To: Madharry who wrote (35750)10/22/2009 4:44:12 PM
From: Paul Senior2 Recommendations  Read Replies (1) | Respond to of 78752
 
Am sitting here contemplating my brother-in-law. Believe it will be very hard for me or professional investors to beat him in the stock market this year (with the metric of percent portfolio gain). Unlike all previous years, I believe this year he might be doing way better than me (percentage-wise). Consider: a person who's come late in life to both the stock market and to a high-paying job. All his investing is in a variety of mutual funds in an ira made from company contributions from his salary. As the market fell, he just kept his max ira deductions going into his combo of stock/bond funds. Which let him dollar-cost average to pick up ever more shares at Dec/Mar lows. Given he's only been investing for maybe 10 years and has his good salary now, his contributions are large compared to portfolio value, so picking up more shares at the lows was/is a significant $ bump to the overall portfolio value.

My sister-in-law, maybe another in that situation. (She avoided some pain by just not opening her monthly brokerage statements. -g-_) Sure seems to beat whatever I've been doing - running around looking/reading/screening/posting/buying/selling/crying and moaning. -g-. (Of course, everybody's situation is different. One has to play the cards one's dealt. I've no paying job.)
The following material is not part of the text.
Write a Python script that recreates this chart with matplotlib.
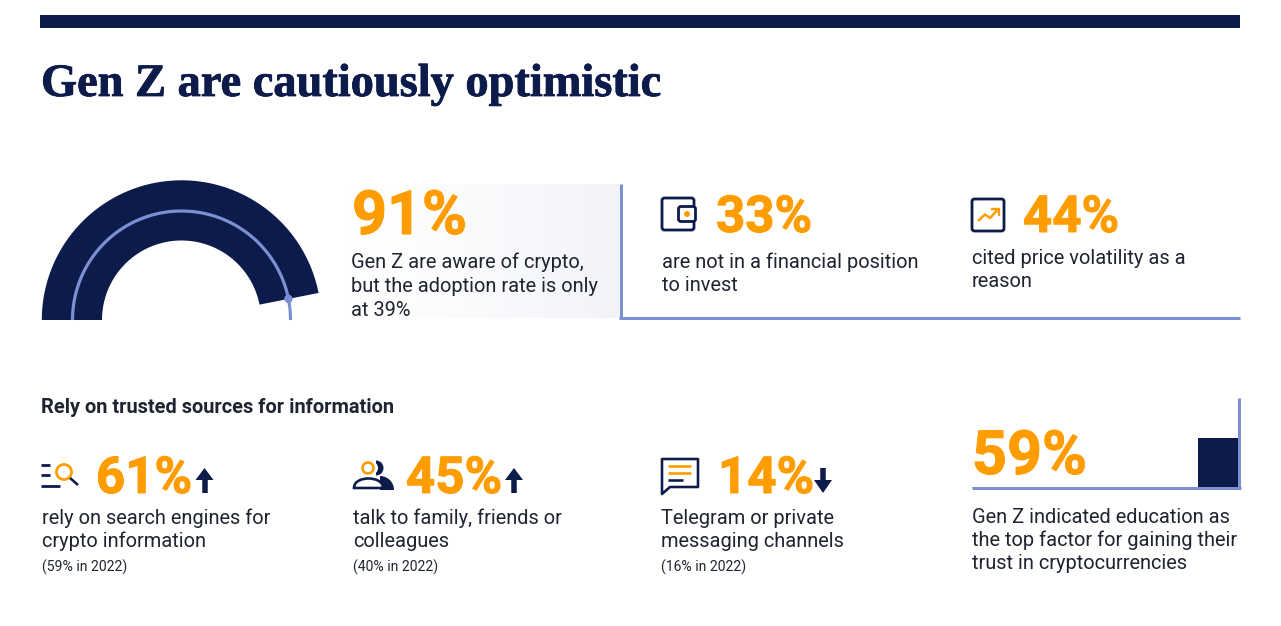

Plenty of people like these two though, I'd guess. A/o today, they seem to have come through stronger-than-ever the worst market crash in a generation. You would have had to have had a job, an investment plan, be following it, and had the guts/brains/luck/emotional indifference to stay the course.



To: Madharry who wrote (35750)12/6/2009 10:44:09 AM
From: Madharry  Read Replies (2) | Respond to of 78752
 
new presentation on detour gold. It notes Paulson and Co. owns 14%.